-- start of Recorded information --

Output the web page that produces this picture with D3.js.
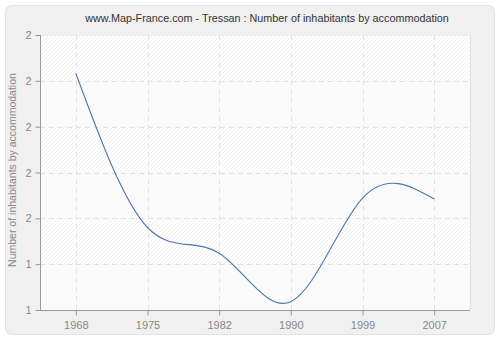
<!DOCTYPE html>
<html><head><meta charset="utf-8">
<script src="https://cdn.jsdelivr.net/npm/d3@7"></script>
<style>body{margin:0;background:#fff;}svg{display:block;}</style>
</head><body>
<svg id="c" width="500" height="340"></svg>
<script>
const title = "www.Map-France.com - Tressan : Number of inhabitants by accommodation";
const yTitle = "Number of inhabitants by accommodation";
const years = ["1968","1975","1982","1990","1999","2007"];
const values = [2.29, 1.45, 1.31, 1.045, 1.61, 1.605];
const yTicks = [1, 1.25, 1.5, 1.75, 2, 2.25, 2.5];
const yTickLabels = ["1","1","2","2","2","2","2"];

const svg = d3.select("#c");
const font = "'Liberation Sans', Arial, sans-serif";
const L = 40, R = 470, T = 35, B = 310;

const defs = svg.append("defs");
const pat = defs.append("pattern").attr("id","hatch").attr("patternUnits","userSpaceOnUse")
  .attr("width",4).attr("height",4);
pat.append("rect").attr("width",4).attr("height",4).attr("fill","#ffffff");
pat.append("path").attr("d","M-1,1 L1,-1 M0,4 L4,0 M3,5 L5,3").attr("stroke","#ececec").attr("stroke-width",0.8);

svg.append("rect").attr("x",5.5).attr("y",5.5).attr("width",489).attr("height",329)
  .attr("rx",6).attr("fill","#f0f0f0").attr("stroke","#e2e2e2");

const x = d3.scalePoint().domain(years).range([L, R]).padding(0.5);
const y = d3.scaleLinear().domain([1, 2.5]).range([B, T]);

// bands
for (let i = 0; i < yTicks.length - 1; i++) {
  svg.append("rect").attr("x", L).attr("width", R - L)
    .attr("y", y(yTicks[i+1])).attr("height", y(yTicks[i]) - y(yTicks[i+1]))
    .attr("fill", i % 2 === 0 ? "#fafafa" : "url(#hatch)");
}
svg.append("line").attr("x1",R+0.5).attr("x2",R+0.5).attr("y1",T).attr("y2",B).attr("stroke","#e0e0e0");
svg.append("line").attr("x1",L).attr("x2",R).attr("y1",T+0.5).attr("y2",T+0.5).attr("stroke","#eeeeee");

// grid
const g = svg.append("g");
g.selectAll(".hg").data(yTicks.slice(1,-1)).join("line")
  .attr("x1",L).attr("x2",R).attr("y1",d=>Math.round(y(d))+0.5).attr("y2",d=>Math.round(y(d))+0.5)
  .attr("stroke","#e2e2e2").attr("stroke-dasharray","5,4");
g.selectAll(".vg").data(years).join("line")
  .attr("x1",d=>Math.round(x(d))+0.5).attr("x2",d=>Math.round(x(d))+0.5).attr("y1",T).attr("y2",B)
  .attr("stroke","#e2e2e2").attr("stroke-dasharray","5,4");

// axes
const yAxis = d3.axisLeft(y).tickValues(yTicks).tickSize(5).tickPadding(4)
  .tickFormat((d,i)=>yTickLabels[i]);
const ya = svg.append("g").attr("transform",`translate(${L+0.5},0)`).call(yAxis);
const xAxis = d3.axisBottom(x).tickSize(5).tickPadding(6);
const xa = svg.append("g").attr("transform",`translate(0,${B+0.5})`).call(xAxis);
[ya, xa].forEach(a => {
  a.select(".domain").attr("stroke","#999");
  a.selectAll(".tick line").attr("stroke","#999");
  a.selectAll("text").attr("fill","#888").style("font-family",font).style("font-size","11px");
});
xa.select(".domain").attr("d",`M${L},0H${R}`);
ya.select(".domain").attr("d",`M0,${T}V${B}`);

// line
const line = d3.line().x((d,i)=>x(years[i])).y(d=>y(d)).curve(d3.curveNatural);
svg.append("path").datum(values).attr("d",line).attr("fill","none")
  .attr("stroke","#4a78b0").attr("stroke-width",1.1);

// titles
svg.append("text").attr("x",267).attr("y",22).attr("text-anchor","middle")
  .style("font-family",font).style("font-size","10.8px").attr("fill","#333").text(title);
svg.append("text").attr("transform",`translate(16,170) rotate(-90)`).attr("text-anchor","middle")
  .style("font-family",font).style("font-size","10.5px").attr("fill","#888").text(yTitle);
</script>
</body></html>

-- end of Recorded information --

What the task asks – Repeat the material above in full and exactly, apart from the pictures.

Solution to the problem –
Output the web page that produces this picture with D3.js.
<!DOCTYPE html>
<html><head><meta charset="utf-8">
<script src="https://cdn.jsdelivr.net/npm/d3@7"></script>
<style>body{margin:0;background:#fff;}svg{display:block;}</style>
</head><body>
<svg id="c" width="500" height="340"></svg>
<script>
const title = "www.Map-France.com - Tressan : Number of inhabitants by accommodation";
const yTitle = "Number of inhabitants by accommodation";
const years = ["1968","1975","1982","1990","1999","2007"];
const values = [2.29, 1.45, 1.31, 1.045, 1.61, 1.605];
const yTicks = [1, 1.25, 1.5, 1.75, 2, 2.25, 2.5];
const yTickLabels = ["1","1","2","2","2","2","2"];

const svg = d3.select("#c");
const font = "'Liberation Sans', Arial, sans-serif";
const L = 40, R = 470, T = 35, B = 310;

const defs = svg.append("defs");
const pat = defs.append("pattern").attr("id","hatch").attr("patternUnits","userSpaceOnUse")
  .attr("width",4).attr("height",4);
pat.append("rect").attr("width",4).attr("height",4).attr("fill","#ffffff");
pat.append("path").attr("d","M-1,1 L1,-1 M0,4 L4,0 M3,5 L5,3").attr("stroke","#ececec").attr("stroke-width",0.8);

svg.append("rect").attr("x",5.5).attr("y",5.5).attr("width",489).attr("height",329)
  .attr("rx",6).attr("fill","#f0f0f0").attr("stroke","#e2e2e2");

const x = d3.scalePoint().domain(years).range([L, R]).padding(0.5);
const y = d3.scaleLinear().domain([1, 2.5]).range([B, T]);

// bands
for (let i = 0; i < yTicks.length - 1; i++) {
  svg.append("rect").attr("x", L).attr("width", R - L)
    .attr("y", y(yTicks[i+1])).attr("height", y(yTicks[i]) - y(yTicks[i+1]))
    .attr("fill", i % 2 === 0 ? "#fafafa" : "url(#hatch)");
}
svg.append("line").attr("x1",R+0.5).attr("x2",R+0.5).attr("y1",T).attr("y2",B).attr("stroke","#e0e0e0");
svg.append("line").attr("x1",L).attr("x2",R).attr("y1",T+0.5).attr("y2",T+0.5).attr("stroke","#eeeeee");

// grid
const g = svg.append("g");
g.selectAll(".hg").data(yTicks.slice(1,-1)).join("line")
  .attr("x1",L).attr("x2",R).attr("y1",d=>Math.round(y(d))+0.5).attr("y2",d=>Math.round(y(d))+0.5)
  .attr("stroke","#e2e2e2").attr("stroke-dasharray","5,4");
g.selectAll(".vg").data(years).join("line")
  .attr("x1",d=>Math.round(x(d))+0.5).attr("x2",d=>Math.round(x(d))+0.5).attr("y1",T).attr("y2",B)
  .attr("stroke","#e2e2e2").attr("stroke-dasharray","5,4");

// axes
const yAxis = d3.axisLeft(y).tickValues(yTicks).tickSize(5).tickPadding(4)
  .tickFormat((d,i)=>yTickLabels[i]);
const ya = svg.append("g").attr("transform",`translate(${L+0.5},0)`).call(yAxis);
const xAxis = d3.axisBottom(x).tickSize(5).tickPadding(6);
const xa = svg.append("g").attr("transform",`translate(0,${B+0.5})`).call(xAxis);
[ya, xa].forEach(a => {
  a.select(".domain").attr("stroke","#999");
  a.selectAll(".tick line").attr("stroke","#999");
  a.selectAll("text").attr("fill","#888").style("font-family",font).style("font-size","11px");
});
xa.select(".domain").attr("d",`M${L},0H${R}`);
ya.select(".domain").attr("d",`M0,${T}V${B}`);

// line
const line = d3.line().x((d,i)=>x(years[i])).y(d=>y(d)).curve(d3.curveNatural);
svg.append("path").datum(values).attr("d",line).attr("fill","none")
  .attr("stroke","#4a78b0").attr("stroke-width",1.1);

// titles
svg.append("text").attr("x",267).attr("y",22).attr("text-anchor","middle")
  .style("font-family",font).style("font-size","10.8px").attr("fill","#333").text(title);
svg.append("text").attr("transform",`translate(16,170) rotate(-90)`).attr("text-anchor","middle")
  .style("font-family",font).style("font-size","10.5px").attr("fill","#888").text(yTitle);
</script>
</body></html>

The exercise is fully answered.